The Ferrari Luce project began around five years ago. LoveFrom had creative latitude to define the design direction from the outset. The result is an [interior](/news/the-physics-flip-how-warm-water-chip-cooling-is-rewriting-data-center-economics/) that defies EV convention: mechanical buttons, dials machined from anodized aluminum, glass toggles. The steering wheel alone contains recycled aluminum, glass elements, leather grips, and a digital binnacle that moves with the wheel as a single unit. No giant touchscreen dominates the dash. Ferrari calls it a return to tactility.
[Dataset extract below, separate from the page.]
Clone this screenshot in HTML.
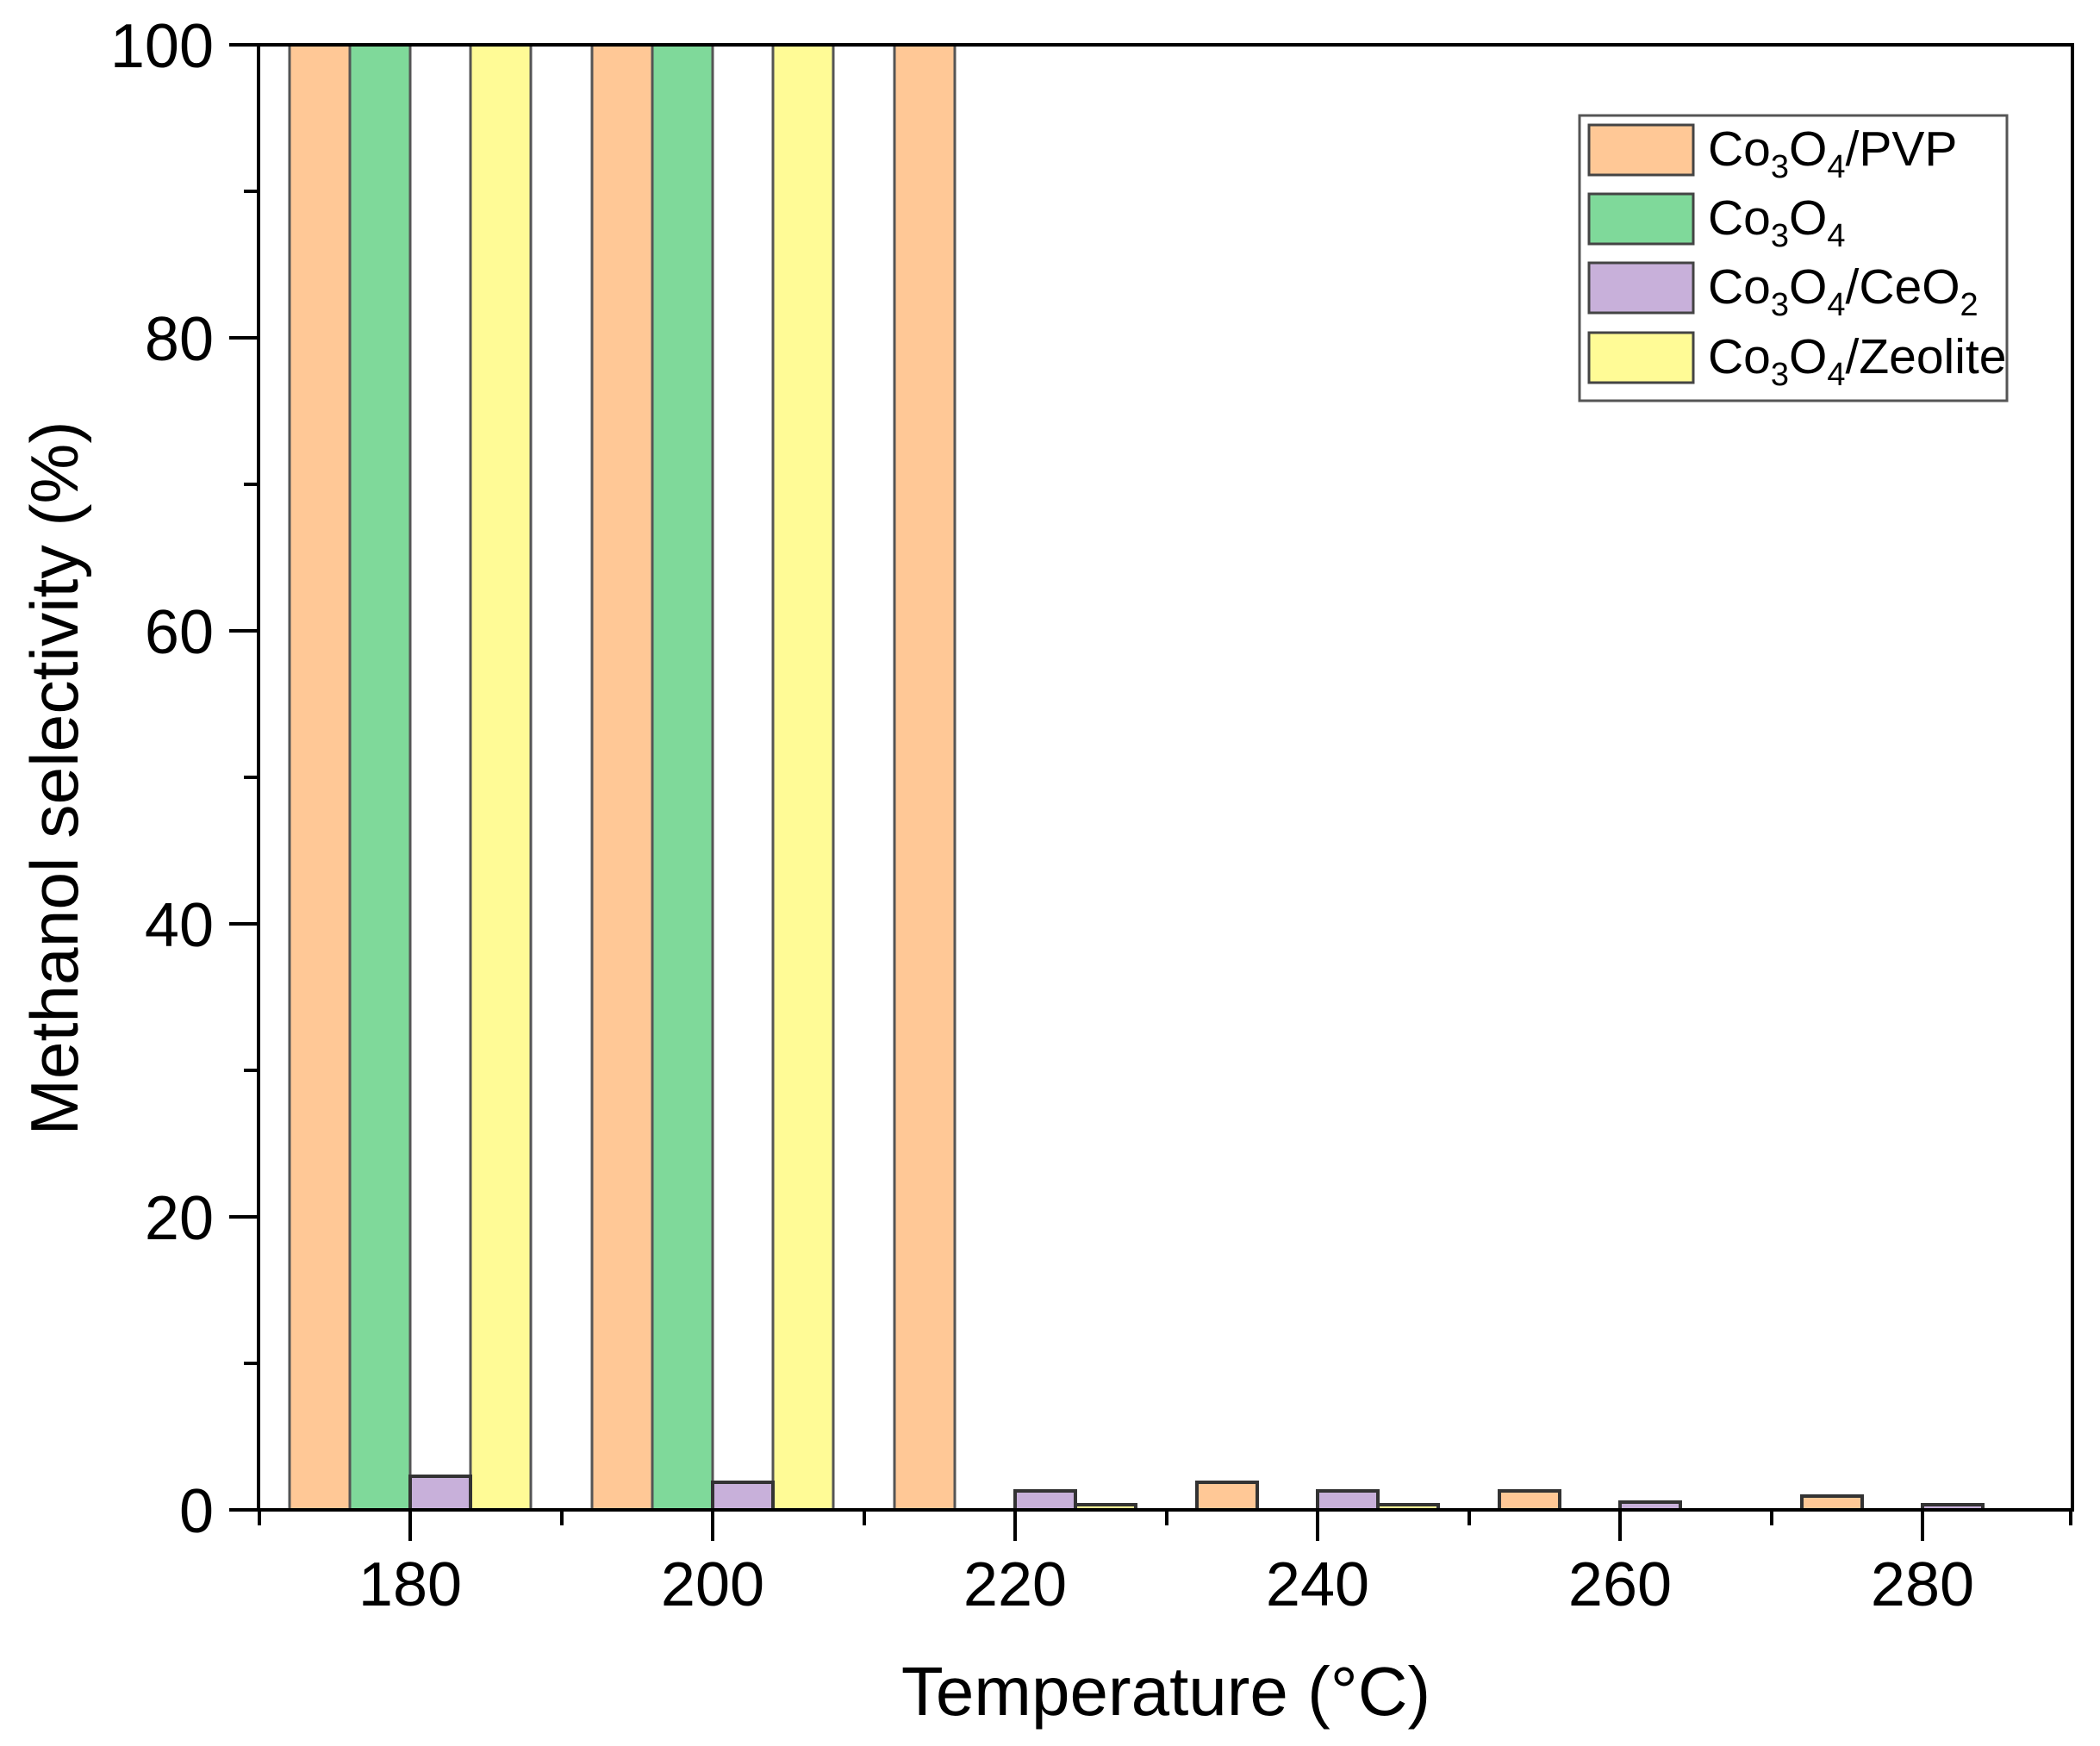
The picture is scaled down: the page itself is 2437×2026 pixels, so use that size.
<!DOCTYPE html>
<html><head><meta charset="utf-8"><style>
html,body{margin:0;padding:0;background:#fff}
svg{display:block}
text{font-family:"Liberation Sans",Arial,sans-serif;fill:#000}
</style></head><body>
<svg width="2437" height="2026" viewBox="0 0 2437 2026" xmlns="http://www.w3.org/2000/svg">
<g stroke="#555" stroke-width="3">
<rect x="336" y="52" width="70" height="1700" fill="#FFC896"/>
<rect x="406" y="52" width="70" height="1700" fill="#7FD99A"/>
<rect x="546" y="52" width="70" height="1700" fill="#FFFB96"/>
<rect x="687" y="52" width="70" height="1700" fill="#FFC896"/>
<rect x="757" y="52" width="70" height="1700" fill="#7FD99A"/>
<rect x="897" y="52" width="70" height="1700" fill="#FFFB96"/>
<rect x="1038" y="52" width="70" height="1700" fill="#FFC896"/>
</g>
<g stroke="#333" stroke-width="4">
<rect x="476" y="1713" width="70" height="39" fill="#C8B0DA"/>
<rect x="827" y="1720" width="70" height="32" fill="#C8B0DA"/>
<rect x="1178" y="1730" width="70" height="22" fill="#C8B0DA"/>
<rect x="1248" y="1746" width="70" height="6" fill="#FFFB96"/>
<rect x="1389" y="1720" width="70" height="32" fill="#FFC896"/>
<rect x="1529" y="1730" width="70" height="22" fill="#C8B0DA"/>
<rect x="1599" y="1746" width="70" height="6" fill="#FFFB96"/>
<rect x="1740" y="1730" width="70" height="22" fill="#FFC896"/>
<rect x="1880" y="1743" width="70" height="9" fill="#C8B0DA"/>
<rect x="2091" y="1736" width="70" height="16" fill="#FFC896"/>
<rect x="2231" y="1746" width="70" height="6" fill="#C8B0DA"/>
</g>
<rect x="300" y="52" width="2105" height="1700" fill="none" stroke="#000" stroke-width="4"/>
<g stroke="#000" stroke-width="4">
<line x1="266" y1="52" x2="300" y2="52"/><line x1="266" y1="392" x2="300" y2="392"/>
<line x1="266" y1="732" x2="300" y2="732"/><line x1="266" y1="1072" x2="300" y2="1072"/>
<line x1="266" y1="1412" x2="300" y2="1412"/><line x1="266" y1="1752" x2="300" y2="1752"/>
<line x1="283" y1="222" x2="300" y2="222"/><line x1="283" y1="562" x2="300" y2="562"/>
<line x1="283" y1="902" x2="300" y2="902"/><line x1="283" y1="1242" x2="300" y2="1242"/>
<line x1="283" y1="1582" x2="300" y2="1582"/>
<line x1="476" y1="1752" x2="476" y2="1788"/><line x1="827" y1="1752" x2="827" y2="1788"/>
<line x1="1178" y1="1752" x2="1178" y2="1788"/><line x1="1529" y1="1752" x2="1529" y2="1788"/>
<line x1="1880" y1="1752" x2="1880" y2="1788"/><line x1="2231" y1="1752" x2="2231" y2="1788"/>
<line x1="301" y1="1752" x2="301" y2="1770"/><line x1="652" y1="1752" x2="652" y2="1770"/>
<line x1="1003" y1="1752" x2="1003" y2="1770"/><line x1="1354" y1="1752" x2="1354" y2="1770"/>
<line x1="1705" y1="1752" x2="1705" y2="1770"/><line x1="2056" y1="1752" x2="2056" y2="1770"/>
<line x1="2403" y1="1752" x2="2403" y2="1770"/>
</g>
<g font-size="72" text-anchor="end">
<text x="248" y="78">100</text><text x="248" y="418">80</text><text x="248" y="758">60</text>
<text x="248" y="1098">40</text><text x="248" y="1438">20</text><text x="248" y="1778">0</text>
</g>
<g font-size="72" text-anchor="middle">
<text x="476" y="1863">180</text><text x="827" y="1863">200</text><text x="1178" y="1863">220</text>
<text x="1529" y="1863">240</text><text x="1880" y="1863">260</text><text x="2231" y="1863">280</text>
</g>
<text x="1353" y="1990" font-size="80" text-anchor="middle">Temperature (°C)</text>
<text transform="translate(90,903) rotate(-90)" font-size="78" text-anchor="middle" textLength="829" lengthAdjust="spacingAndGlyphs">Methanol selectivity (%)</text>
<rect x="1833" y="134" width="496" height="331" fill="#fff" stroke="#555" stroke-width="3"/>
<g stroke="#444" stroke-width="3">
<rect x="1844" y="145" width="121" height="58" fill="#FFC896"/>
<rect x="1844" y="225" width="121" height="58" fill="#7FD99A"/>
<rect x="1844" y="305" width="121" height="58" fill="#C8B0DA"/>
<rect x="1844" y="386" width="121" height="58" fill="#FFFB96"/>
</g>
<g font-size="57">
<text x="1982" y="192">Co<tspan font-size="38" dy="14">3</tspan><tspan dy="-14">O</tspan><tspan font-size="38" dy="14">4</tspan><tspan dy="-14">/PVP</tspan></text>
<text x="1982" y="272">Co<tspan font-size="38" dy="14">3</tspan><tspan dy="-14">O</tspan><tspan font-size="38" dy="14">4</tspan></text>
<text x="1982" y="352">Co<tspan font-size="38" dy="14">3</tspan><tspan dy="-14">O</tspan><tspan font-size="38" dy="14">4</tspan><tspan dy="-14">/CeO</tspan><tspan font-size="38" dy="14">2</tspan></text>
<text x="1982" y="433">Co<tspan font-size="38" dy="14">3</tspan><tspan dy="-14">O</tspan><tspan font-size="38" dy="14">4</tspan><tspan dy="-14">/Zeolite</tspan></text>
</g>
</svg>
</body></html>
## Convergent Design Philosophy

Both men share a ruthlessness about removing the superfluous. Giugiaro once said his philosophy in cars and objects is that "the form should be honest. We could say that I try to remove the superfluous and be harmonious, I strive for harmony in complexity." Ive described his approach as "fanatical care beyond the obvious stuff."

They also share a willingness to apply industrial rigor to unexpected categories. Giugiaro treated pasta like an engineering problem. Ive treated an automobile cockpit like a product-design problem. Neither sees category boundaries as real constraints.

The difference is institutional. Giugiaro spent his career as a consultant to manufacturers. Italdesign served Volkswagen, Fiat, BMW, Alfa Romeo, and dozens of others simultaneously. Ive spent his career embedded inside a single company that prized secrecy. He had nearly three decades at Apple to develop a coherent design language. Giugiaro had weeks or months per project, jumping between clients and product types.

Both trajectories produced icons. The [Volkswagen Golf](https://en.wikipedia.org/wiki/Volkswagen_Golf) remains the best-selling European car in history. The iPhone redefined mobile computing. And now the Luce stands as a test case for whether a consumer-electronics designer can bring something new to Maranello.

Giugiaro is 87. He still works at GFG Style with his son Fabrizio. When asked recently about AI in design, he said: "Can artificial intelligence do better than humans? Maybe, but there always needs to be someone responsible. Design is not democracy. You need one person to decide." Ive would likely agree.